Espejo roto, publicada originariamente en 1974, es quizás la novela de concepción más ambiciosa de todas las que escribió Rodoreda. Suma la naturaleza folletoonesca de las novelas del XIX, la voluntad totalizadora de captar la evolución de una estirpe familiar y la marca del paso del tiempo sobre unos espacios y unos personajes, y la modernidad fascinante, siniestra y caleidoscópica de una cierta novela del XX. Aparte de las tres generaciones de los Valldaura, la torre y el jardín donde habita la familia juegan un papel central en la obra: el salón, la cocina abundante, la sala de juegos... Rodoreda se medio inspiró en la torre familiar de su Sant Gervasi de infancia, a la que dio un toque señorial, y tomó como modelo su jardín de Romanyà. Todo ello injertó de elementos fantásticos, de onirismo y de fantasmagorías que distorsionan –rompen– el realismo.
Gracias a la reedición que hizo Club Editor en 2016, con un epílogo completísimo, tan perspicaz como persuasivo, de Arnau Pons, La muerte y la primavera ha redimensionado, ha hecho más compleja y más profunda, la fama canónica de Mercè Rodoreda. Además de ser la novela más influyente de la literatura catalana de lo que llevamos de siglo XXI, un hecho extraordinario si tenemos en cuenta que se publicó póstumamente en 1986, La muerte y la primavera es la expresión de la Rodoreda más experimental, más grave, más simbólica, más trascendente y al mismo tiempo más salvaje y brutal.
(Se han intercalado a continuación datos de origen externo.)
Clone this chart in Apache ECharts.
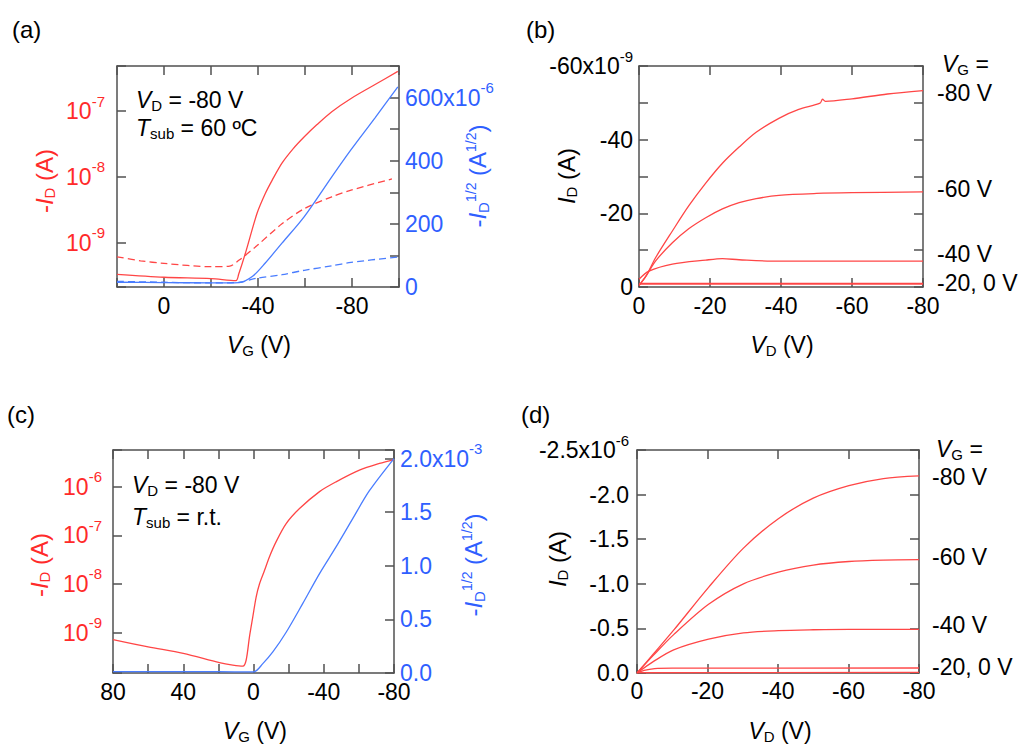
<!DOCTYPE html>
<html><head><meta charset="utf-8">
<script src="https://cdn.jsdelivr.net/npm/echarts@6/dist/echarts.min.js"></script>
<style>html,body{margin:0;padding:0;background:#fff;}#c{width:1024px;height:752px;}</style>
</head><body><div id="c"></div>
<script>
// ---------------- DATA ----------------
// Panel (a): transfer curve, VD = -80 V, Tsub = 60 C
const aSolidVG = [20, 0, -20, -30.6, -31.8, -34.6, -39.6, -43.1, -46, -50.2, -55, -59.7, -65, -71.4, -79.6, -90, -99.5];
const aSolidId = [3.34e-10, 3.02e-10, 2.88e-10, 2.69e-10, 3.39e-10, 6.92e-10, 2.82e-9, 5.62e-9, 8.9e-9, 1.62e-8, 2.69e-8, 4.07e-8, 6.17e-8, 9.77e-8, 1.55e-7, 2.54e-7, 3.98e-7];
const aDashVG = [20, 10, 0, -20, -28, -32, -39.6, -50.2, -59.7, -71.4, -79.6, -97];
const aDashId = [6.17e-10, 5.37e-10, 4.9e-10, 4.37e-10, 4.47e-10, 5.5e-10, 9.12e-10, 1.95e-9, 3.31e-9, 5.01e-9, 6.31e-9, 9.33e-9];
const aSqrtSolidVG = [20, 0, -20, -32, -37.7, -43.1, -50.2, -59.7, -71.4, -79.6, -89.8, -99.5];
const aSqrtSolid = [15, 14, 13, 14, 34, 76, 139, 223, 349, 435, 536, 634];      // x1e-6 A^1/2
const aSqrtDashVG = [20, 0, -20, -32, -39.6, -50.2, -59.7, -71.4, -79.6, -99.5];
const aSqrtDash = [18, 15, 13, 15, 28, 39, 53, 67, 78, 95];                       // x1e-6 A^1/2
const aXTicks = [0, -40, -80];

// Panel (b): output curves, x1e-9 A
const bVD80 = [0, -2, -4.7, -9.4, -14, -18.8, -23.5, -28.2, -33, -39.4, -45, -51, -51.7, -52.5, -60, -70, -80];
const bId80 = [-0.4, -3, -8, -15.2, -22, -28.2, -33.6, -38.0, -42.0, -45.8, -48.2, -49.9, -51.0, -50.4, -51.1, -52.4, -53.3];
const bVD60 = [0, -2, -4.7, -9.4, -14, -18.8, -23.5, -28.2, -33, -39.4, -50, -60, -80];
const bId60 = [-0.4, -3, -7.1, -12, -15.8, -18.8, -21.2, -22.9, -24.0, -24.9, -25.4, -25.6, -25.8];
const bVD40 = [0, -2.8, -9.4, -18.8, -23.5, -28.2, -39.4, -60, -80];
const bId40 = [-2.1, -4.3, -6.2, -7.3, -7.7, -7.4, -7.0, -7.0, -7.0];
const bVD20 = [0, -80];
const bId20 = [-1.0, -1.0];
const bVD0 = [0, -80];
const bId0 = [-0.8, -0.8];

// Panel (c): transfer curve, VD = -80 V, Tsub = r.t.
const cVG = [80, 60, 40, 19.4, 11.8, 6, 4.2, 2.3, 0.4, -1.5, -3.4, -6.3, -9.1, -12.9, -18.6, -26.2, -37.6, -47, -60.3, -71.7, -80];
const cId = [7.18e-10, 5.07e-10, 3.72e-10, 2.4e-10, 2.14e-10, 2.04e-10, 2.69e-10, 8.13e-10, 2.09e-9, 5.37e-9, 1.0e-8, 1.91e-8, 3.63e-8, 7.41e-8, 1.74e-7, 3.55e-7, 7.94e-7, 1.26e-6, 2.19e-6, 3.02e-6, 3.63e-6];
const cSqrtVG = [80, 40, 20, 0, -5.3, -11, -18.6, -28, -37.6, -47, -56.5, -66, -80];
const cSqrt = [0.012, 0.012, 0.012, 0.01, 0.087, 0.196, 0.38, 0.647, 0.927, 1.176, 1.44, 1.70, 2.0];   // x1e-3 A^1/2
const cXTicks = [80, 40, 0, -40, -80];

// Panel (d): output curves, x1e-6 A
const dVD = [0, -4.7, -10.4, -20.3, -30.2, -40.1, -50, -60.1, -69.9, -80];
const dId80 = [0, -0.216, -0.48, -0.96, -1.40, -1.73, -1.96, -2.10, -2.18, -2.21];
const dId60 = [0, -0.2, -0.43, -0.77, -1.00, -1.13, -1.21, -1.25, -1.265, -1.27];
const dId40 = [0, -0.13, -0.26, -0.38, -0.45, -0.475, -0.485, -0.49, -0.49, -0.49];
const dVD20 = [0, -2, -5, -10, -80];
const dId20 = [0, -0.03, -0.05, -0.055, -0.056];
const dVD0 = [0, -80];
const dId0 = [-0.003, -0.007];

const vgLabels = ['-80 V', '-60 V', '-40 V', '-20, 0 V'];

// ---------------- STYLE ----------------
const FONT = '"Liberation Sans", Arial, Helvetica, sans-serif';
const RED_LINE = '#ff4646', RED_TXT = '#ff2a2a', BLUE_LINE = '#4a7dff', BLUE_TXT = '#2f5fff', AXC = '#505050';
const FS = 23;

function supRich(color) {
  return { s: { fontSize: 15, fontFamily: FONT, color: color, verticalAlign: 'top', padding: [0, 0, 20, 0] } };
}
function axis(o) {
  const lab = Object.assign({ show: true, fontFamily: FONT, fontSize: FS, color: '#000', margin: 7 }, o.axisLabel || {});
  lab.rich = supRich(lab.color);
  const a = Object.assign({
    type: 'value',
    axisLine: { show: true, onZero: false, lineStyle: { color: AXC, width: 1.5 } },
    axisTick: { show: true, inside: true, length: 9, lineStyle: { color: AXC, width: 1.5 } },
    splitLine: { show: false }
  }, o);
  a.axisLabel = lab;
  return a;
}
const zip = (xs, ys) => xs.map((x, i) => [x, ys[i]]);
function line(xs, ys, xi, yi, color, dashed) {
  return { type: 'line', xAxisIndex: xi, yAxisIndex: yi, data: zip(xs, ys),
    showSymbol: false, symbol: 'none', smooth: 0.3,
    lineStyle: { color: color, width: 1.3, type: dashed ? [7, 4] : 'solid' }, itemStyle: { color: color } };
}
const logFmt = v => { const l = Math.log10(v), r = Math.round(l); return Math.abs(l - r) < 1e-6 ? '10{s|' + r + '}' : ''; };

const grids = [
  { left: 117, top: 66, width: 282, height: 221 },
  { left: 639, top: 66, width: 284, height: 221 },
  { left: 113, top: 450, width: 281, height: 223 },
  { left: 637, top: 450, width: 282, height: 223 }
];

const xAxis = [
  axis({ gridIndex: 0, position: 'bottom', min: -100, max: 20, interval: 20, inverse: true,
    axisLabel: { margin: 7, formatter: v => aXTicks.indexOf(v) >= 0 ? String(v) : '' } }),
  axis({ gridIndex: 0, position: 'top', min: -100, max: 20, interval: 20, inverse: true, axisLabel: { show: false } }),
  axis({ gridIndex: 1, position: 'bottom', min: -80, max: 0, interval: 20, inverse: true, axisLabel: { margin: 7 } }),
  axis({ gridIndex: 1, position: 'top', min: -80, max: 0, interval: 20, inverse: true, axisLabel: { show: false } }),
  axis({ gridIndex: 2, position: 'bottom', min: -80, max: 80, interval: 20, inverse: true,
    axisLabel: { margin: 7, formatter: v => cXTicks.indexOf(v) >= 0 ? String(v) : '' } }),
  axis({ gridIndex: 2, position: 'top', min: -80, max: 80, interval: 20, inverse: true, axisLabel: { show: false } }),
  axis({ gridIndex: 3, position: 'bottom', min: -80, max: 0, interval: 20, inverse: true, axisLabel: { margin: 6 } }),
  axis({ gridIndex: 3, position: 'top', min: -80, max: 0, interval: 20, inverse: true, axisLabel: { show: false } })
];

const yAxis = [
  axis({ gridIndex: 0, type: 'log', logBase: 10, position: 'left', min: 2.15e-10, max: 4.81e-7,
    axisLabel: { color: RED_TXT, margin: 12, formatter: logFmt } }),
  axis({ gridIndex: 0, position: 'right', min: 0, max: 700, interval: 100,
    axisLabel: { color: BLUE_TXT, margin: 6, formatter: v => v % 200 === 0 ? (v === 600 ? '600x10{s|-6}' : String(v)) : '' } }),
  axis({ gridIndex: 1, position: 'left', min: -60, max: 0, interval: 10, inverse: true,
    axisLabel: { margin: 6, formatter: v => v % 20 === 0 ? (v === -60 ? '-60x10{s|-9}' : String(v)) : '' } }),
  axis({ gridIndex: 1, position: 'right', min: -60, max: 0, interval: 10, inverse: true, axisLabel: { show: false } }),
  axis({ gridIndex: 2, type: 'log', logBase: 10, position: 'left', min: 1.47e-10, max: 5.70e-6,
    axisLabel: { color: RED_TXT, margin: 11, formatter: logFmt } }),
  axis({ gridIndex: 2, position: 'right', min: 0, max: 2.08, interval: 0.5,
    axisLabel: { color: BLUE_TXT, margin: 6, formatter: v => (Math.abs(v * 2 - Math.round(v * 2)) < 1e-9) ? (Math.abs(v - 2) < 1e-9 ? '2.0x10{s|-3}' : v.toFixed(1)) : '' } }),
  axis({ gridIndex: 3, position: 'left', min: -2.5, max: 0, interval: 0.5, inverse: true,
    axisLabel: { margin: 8, formatter: v => Math.abs(v + 2.5) < 1e-9 ? '-2.5x10{s|-6}' : v.toFixed(1) } }),
  axis({ gridIndex: 3, position: 'right', min: -2.5, max: 0, interval: 0.5, inverse: true, axisLabel: { show: false } })
];

const series = [
  line(aSolidVG, aSolidId, 0, 0, RED_LINE, false),
  line(aDashVG, aDashId, 0, 0, RED_LINE, true),
  line(aSqrtSolidVG, aSqrtSolid, 0, 1, BLUE_LINE, false),
  line(aSqrtDashVG, aSqrtDash, 0, 1, BLUE_LINE, true),
  line(bVD80, bId80, 2, 2, RED_LINE, false),
  line(bVD60, bId60, 2, 2, RED_LINE, false),
  line(bVD40, bId40, 2, 2, RED_LINE, false),
  line(bVD20, bId20, 2, 2, RED_LINE, false),
  line(bVD0, bId0, 2, 2, RED_LINE, false),
  line(cVG, cId, 4, 4, RED_LINE, false),
  line(cSqrtVG, cSqrt, 4, 5, BLUE_LINE, false),
  line(dVD, dId80, 6, 6, RED_LINE, false),
  line(dVD, dId60, 6, 6, RED_LINE, false),
  line(dVD, dId40, 6, 6, RED_LINE, false),
  line(dVD20, dId20, 6, 6, RED_LINE, false),
  line(dVD0, dId0, 6, 6, RED_LINE, false)
];

// ---------------- TEXT ----------------
function txt(x, y, text, opt) {
  opt = opt || {};
  const size = opt.size || FS, color = opt.color || '#000', al = opt.align || 'left';
  return { type: 'text', x: x, y: y, rotation: opt.rot ? Math.PI / 2 : 0, silent: true,
    style: { text: text, x: 0, y: 0, fill: color, fontSize: size, fontFamily: FONT,
      align: al, textAlign: al, verticalAlign: 'middle', textVerticalAlign: 'middle',
      rich: {
        i: { fontStyle: 'italic', fontSize: size, fontFamily: FONT, fill: color },
        sub: { fontSize: 15, fontFamily: FONT, fill: color, verticalAlign: 'bottom', padding: [11, 0, 0, 0] },
        sup: { fontSize: 14, fontFamily: FONT, fill: color, verticalAlign: 'top', padding: [0, 0, 13, 0] }
      } } };
}
const graphic = [
  txt(12, 29, '(a)', { size: 24 }), txt(526, 29, '(b)', { size: 24 }),
  txt(7, 414, '(c)', { size: 24 }), txt(521, 414, '(d)', { size: 24 }),
  txt(136, 100, '{i|V}{sub|D} = -80 V'), txt(136, 128, '{i|T}{sub|sub} = 60 ºC'),
  txt(132, 485, '{i|V}{sub|D} = -80 V'), txt(132, 517, '{i|T}{sub|sub} = r.t.'),
  txt(259, 345, '{i|V}{sub|G} (V)', { align: 'center' }),
  txt(782, 345, '{i|V}{sub|D} (V)', { align: 'center' }),
  txt(255, 731, '{i|V}{sub|G} (V)', { align: 'center' }),
  txt(780, 731, '{i|V}{sub|D} (V)', { align: 'center' }),
  txt(44, 181, '-{i|I}{sub|D} (A)', { align: 'center', rot: true, color: RED_TXT, size: 24 }),
  txt(39, 565, '-{i|I}{sub|D} (A)', { align: 'center', rot: true, color: RED_TXT, size: 24 }),
  txt(477, 176, '-{i|I}{sub|D}{sup|1/2} (A{sup|1/2})', { align: 'center', rot: true, color: BLUE_TXT, size: 24 }),
  txt(473, 565, '-{i|I}{sub|D}{sup|1/2} (A{sup|1/2})', { align: 'center', rot: true, color: BLUE_TXT, size: 24 }),
  txt(566, 176, '{i|I}{sub|D} (A)', { align: 'center', rot: true, size: 24 }),
  txt(557, 559, '{i|I}{sub|D} (A)', { align: 'center', rot: true, size: 24 }),
  txt(942, 64, '{i|V}{sub|G} ='),
  txt(937, 93, vgLabels[0]), txt(937, 189, vgLabels[1]), txt(937, 254, vgLabels[2]), txt(937, 283, vgLabels[3]),
  txt(936, 449, '{i|V}{sub|G} ='),
  txt(932, 477, vgLabels[0]), txt(932, 557, vgLabels[1]), txt(932, 625, vgLabels[2]), txt(932, 667, vgLabels[3])
];

const chart = echarts.init(document.getElementById('c'), null, { renderer: 'svg' });
chart.setOption({
  animation: false,
  grid: grids,
  xAxis: xAxis,
  yAxis: yAxis,
  series: series,
  graphic: graphic
});
</script></body></html>
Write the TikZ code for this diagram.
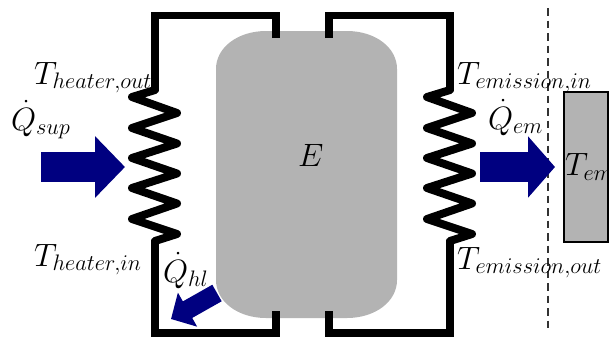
\documentclass[tikz,border=0pt]{standalone}
\usetikzlibrary{arrows.meta}
\tikzset{
  wire/.style={line width=7.5pt,line join=miter,line cap=butt},
  zig/.style={line width=8pt,line join=round,line cap=round},
  bigarrow/.style={draw=arrownavy,line width=30pt,-{Triangle[length=#1,width=60pt,color=arrownavy]}},
  smallarrow/.style={draw=arrownavy,line width=19pt,-{Triangle[length=19pt,width=38pt,color=arrownavy]}},
  lab/.style={anchor=base west,inner sep=0pt,outer sep=0pt,scale=1.87,text=black,font=\LARGE},
  engine/.style={fill=blockgray},
  emitter/.style={fill=blockgray,draw=black,line width=2pt},
  bound/.style={draw=black!80,line width=1.6pt,dash pattern=on 7.5pt off 5pt}
}
\definecolor{arrownavy}{RGB}{0,0,128}
\definecolor{blockgray}{RGB}{179,179,179}
\begin{document}
\begin{tikzpicture}[x=1pt,y=-1pt]
\useasboundingbox (0,0) rectangle (609,338);
% bounds
\coordinate (dashtop) at (548,8);
\coordinate (dashbot) at (548,328);
\draw[bound] (dashtop) -- (dashbot);
% engine block
\path[engine] (266,31) -- (347,31) .. controls (374.6,31) and (397,47) .. (397,69) -- (397,280) .. controls (397,302) and (374.6,318) .. (347,318) -- (266,318) .. controls (238.4,318) and (216,302) .. (216,280) -- (216,69) .. controls (216,47) and (238.4,31) .. (266,31) -- cycle;
% emitter
\draw[emitter] (564,92) rectangle (608,242);
% left circuit
\draw[wire] (276,38) -- (276,15.5) -- (155,15.5) -- (155,91);
\draw[zig] (155,90) -- (132,97) -- (177,113) -- (132,128) -- (177,143.5) -- (132,158) -- (177,173.5) -- (132,188) -- (177,203.5) -- (132,219) -- (177,234) -- (155,241);
\draw[wire] (155,240) -- (155,333) -- (276,333) -- (276,311);
% right circuit
\draw[wire] (329,38) -- (329,15.5) -- (450,15.5) -- (450,91);
\draw[zig] (450,90) -- (427,97) -- (472,113) -- (427,128) -- (472,143.5) -- (427,158) -- (472,173.5) -- (427,188) -- (472,203.5) -- (427,219) -- (472,234) -- (450,241);
\draw[wire] (450,240) -- (450,333) -- (329,333) -- (329,311);
% arrows
\coordinate (supA) at (41,167);
\coordinate (supB) at (125,167);
\draw[bigarrow=30pt] (supA) -- (supB);
\coordinate (emA) at (480,167);
\coordinate (emB) at (555,167);
\draw[bigarrow=27pt] (emA) -- (emB);
\coordinate (hlA) at (217,293);
\coordinate (hlB) at (171,319);
\draw[smallarrow] (hlA) -- (hlB);
% labels
\node[lab] (thout) at (34,84) {$T_{heater,out}$};
\node[lab] (thin) at (34,266) {$T_{heater,in}$};
\node[lab] (qsup) at (11,130) {$\dot{Q}_{sup}$};
\node[lab] (qhl) at (163,282) {$\dot{Q}_{hl}$};
\node[lab] (qem) at (488,129) {$\dot{Q}_{em}$};
\node[lab] (teout) at (457,269) {$T_{emission,out}$};
\node[lab] (tein) at (457,84) {$T_{emission,in}$};
\node[lab] (e) at (298,166) {$E$};
\node[lab] (tem) at (565,175.5) {$T_{em}$};
\end{tikzpicture}
\end{document}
La empezó a escribir en el exilio, en los años fecundos y solitarios de Ginebra, lejos de su país, marcada por el trauma de la Guerra Civil y de la Segunda Guerra Mundial y del largo exilio, y quizá por eso es, entre otras cosas, una gran novela sin hogar, ambientada en una especie de no-lugar misterioso, entre el campo de concentración.
Es, entre otras cosas, una novela sobre el mundo como lugar hostil, sobre la sensación profunda de ser víctima de un exilio existencial. Quizás durante los años de Romanyà no fue capaz de terminarla, aunque lo intentó, porque entonces, por primera vez después de mucho tiempo, Rodoreda sentía que estaba en casa.